The Battalion crossed from Southampton to Havre on 18 December 1915, going on by train to Chocques, whence they marched to Noeux les Mines.  This chimes with my grandfather’s medal record card which shows him having entered France on 19 December, thus qualifying him (narrowly) for the 1915 Star.  Beyond that, we know from a Communion Certificate that Private Montellier was at Chocques again on 15 June 1916 although, as a major HQ as well as a hospital, we do not know whether this was on a task or under treatment.

War Map of the Ginchy Area

We can realistically assume that he was injured at some point later in 1916, as a photograph in the Western Weekly News of 4 November 1916 shows him in a group from various regiments wearing collar, tie and soft overcoat which has been suggested to be a hospital or convalescent uniform.  Sadly, the photograph’s only caption ‘Sympathetic and Tender Hearted’ (one of the soldiers is cradling a small child) gives no clues as to location.  We can, however, make a guess that his injury occurred in action in September 1916.  For one thing, the Battalion diary records individual casualties and even minor injuries by name for most of the year, but in the September actions only numbers of casualties are given as the action was fiercer and casualty rates higher.  Secondly, amongst my grandfather’s effects is a page torn from a book bearing a photograph entitled ‘Looking towards Ginchy from Trones Wood – September 1916’, which clearly had some relevance for him.  This ties in with the Regimental History which records the 11th Battalion as entering the battle for Ginchy, in the Somme sector, on 4 September and remaining there throughout fierce fighting until 9 September when the town was taken.

Medal Roll

Of his service for the remainder of the War, we know even less.  The Medal Rolls show him transferred to the 1st/7th (Territorial Army) Battalion of the Hampshire Regiment, a transfer between units not being uncommon on return from convalescence, and his having been promoted to Lance Corporal.  Given that the 1st/7th served in India and Aden during the First World War, this would chime with his mention of having been ‘in the desert, but we know nothing of his discharge date or the seriousness of his injuries.  We also cannot be sure when he joined the Battalion, as they left India for Aden at the start of 1918; dependent on how long he spent in recuperation or awaiting reassignment, he may even have seen service in India, too.

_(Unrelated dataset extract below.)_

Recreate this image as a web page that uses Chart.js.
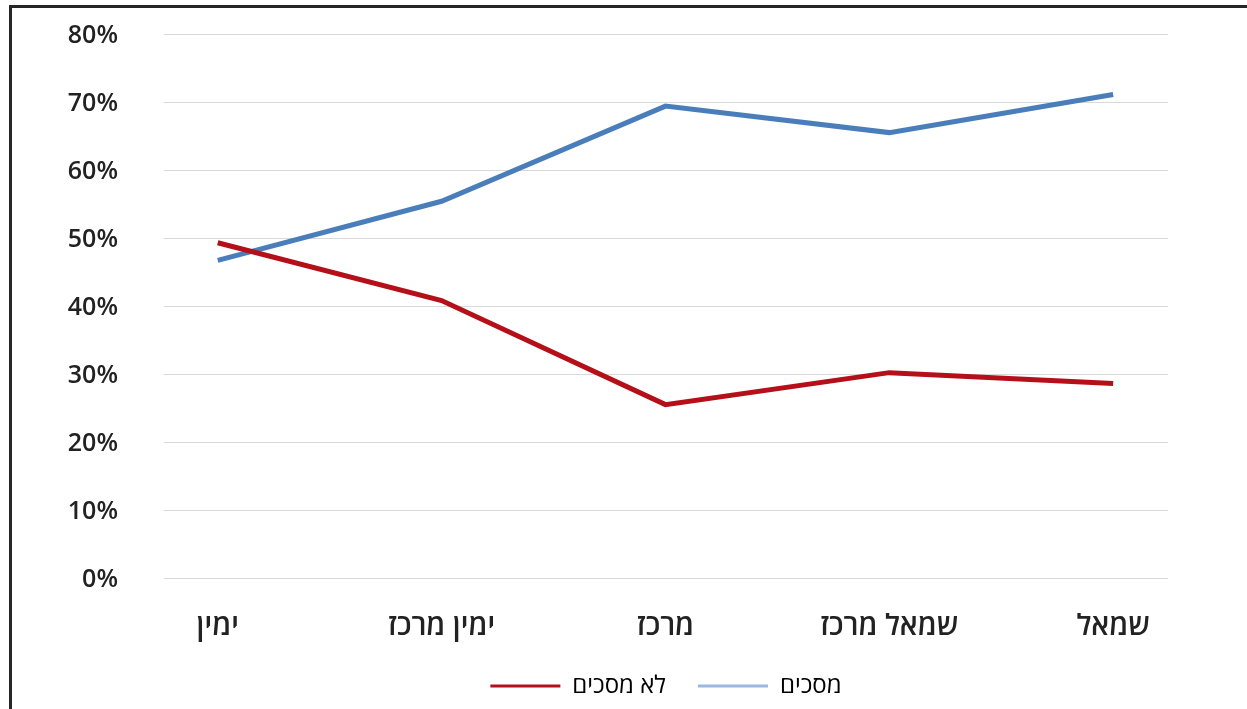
<!DOCTYPE html>
<html>
<head>
<meta charset="utf-8">
<script src="https://cdn.jsdelivr.net/npm/chart.js@4/dist/chart.umd.min.js"></script>
<style>
  body { margin:0; background:#fff; overflow:hidden; }
  #frame {
    position:absolute; left:9px; top:5px; width:1238px; height:704px;
    border-left:3px solid #262626; border-top:3px solid #262626;
  }
  #wrap { position:absolute; left:0; top:0; width:1235px; height:701px; }
</style>
</head>
<body>
<div id="frame"><div id="wrap"><canvas id="chart"></canvas></div></div>
<script>
const categories = ['ימין', 'ימין מרכז', 'מרכז', 'שמאל מרכז', 'שמאל'];
const agree = [46.7, 55.4, 69.4, 65.5, 71.1];
const disagree = [49.3, 40.8, 25.5, 30.2, 28.6];
const yTicks = [0, 10, 20, 30, 40, 50, 60, 70, 80];

const blue = '#4a7ebb';
const red = '#b50f1a';
const font = "'Open Sans', 'DejaVu Sans', sans-serif";

const toPoints = arr => arr.map((v, i) => ({x:i, y:v}));

new Chart(document.getElementById('chart'), {
  type:'line',
  data:{datasets:[
    {label:'לא מסכים', data:toPoints(disagree), borderColor:red, backgroundColor:red,
     borderWidth:5, pointRadius:0, tension:0, borderCapStyle:'butt'},
    {label:'מסכים', data:toPoints(agree), borderColor:blue, backgroundColor:blue,
     borderWidth:5, pointRadius:0, tension:0, borderCapStyle:'butt'}
  ]},
  options:{
    responsive:true,
    maintainAspectRatio:false,
    animation:false,
    layout:{padding:{left:0, right:0, top:26, bottom:1}},
    plugins:{
      tooltip:{enabled:false},
      legend:{
        position:'bottom',
        fullSize:false,
        labels:{
          color:'#222',
          font:{family:font, size:24},
          boxWidth:70, boxHeight:3, padding:32,
          generateLabels:chart => chart.data.datasets.map((d, i) => ({
            text:d.label,
            fillStyle:i === 0 ? red : '#9bb7e0',
            strokeStyle:'transparent',
            lineWidth:0,
            datasetIndex:i
          }))
        }
      }
    },
    scales:{
      x:{
        type:'linear', min:-0.24, max:4.245,
        grid:{display:false, drawTicks:false}, border:{display:false},
        afterBuildTicks:s => { s.ticks = categories.map((c, i) => ({value:i})); },
        afterFit:s => { s.height = 64; s.paddingLeft = 0; s.paddingRight = 0; },
        ticks:{
          autoSkip:false, maxRotation:0, padding:31,
          color:'#222', font:{family:font, size:29, weight:'600'},
          callback:v => categories[v]
        }
      },
      y:{
        min:0, max:80,
        afterBuildTicks:s => { s.ticks = yTicks.map(v => ({value:v})); },
        afterFit:s => { s.width = 152; s.paddingTop = 0; s.paddingBottom = 0; },
        grid:{color:'#d9d9d9', lineWidth:1, drawTicks:false},
        border:{display:false},
        ticks:{
          padding:46, labelOffset:2, color:'#222',
          font:{family:font, size:25, weight:'600'},
          callback:v => v + '%'
        }
      },
      // empty right-hand box, only to hold the plot's right margin
      y2:{
        position:'right',
        afterFit:s => { s.width = 79; s.paddingTop = 0; s.paddingBottom = 0; },
        grid:{display:false}, border:{display:false},
        ticks:{display:false}
      }
    }
  }
});
</script>
</body>
</html>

Bill and Amy’s Wedding Day

On 11 December 1926, he married Amy Louisa Higgs at St John’s Church at World’s End in Chelsea (the church still exists but in a modern building on the Cremorne Estate as the original was bombed in the Second World War).  By that time, he was working as a Civil Servant (possibly in the Ministry of Pensions at Burton Court, Chelsea, where my grandmother worked and for whom he was working in 1934, albeit possibly at Kew by that time) and was living at 105 Sydney Street (off the King’s Road opposite Chelsea Town Hall); again, the house itself is gone, replaced by the Royal Brompton Hospital.  At some point before my father’s birth in 1934, they moved to the eastern part of Hounslow, often regarded as part of Isleworth, to a new semi-detached house at 74 Worton Way, backing on to the Piccadilly Line which was undergoing extension to replace the earlier District Line service.  My grandfather remained there for the rest of his life, later transferring to work for the nascent Ministry of Aviation in connection with the forerunner to London Airport at Heston Aerodrome.  My father was born in the house in 1934 and the family remained there throughout the Second World War; indeed, their employment appears to have been sufficiently important to merit being early recipients of a telephone, registered in the 1941 telephone book under my grandmother’s name with the number HOUnslow 5005.

My grandmother died on 16 December 1957 from a condition she had carried since birth.  My grandfather stayed in the same house in Hounslow until his own death on 29 January 1980 at the age of 83.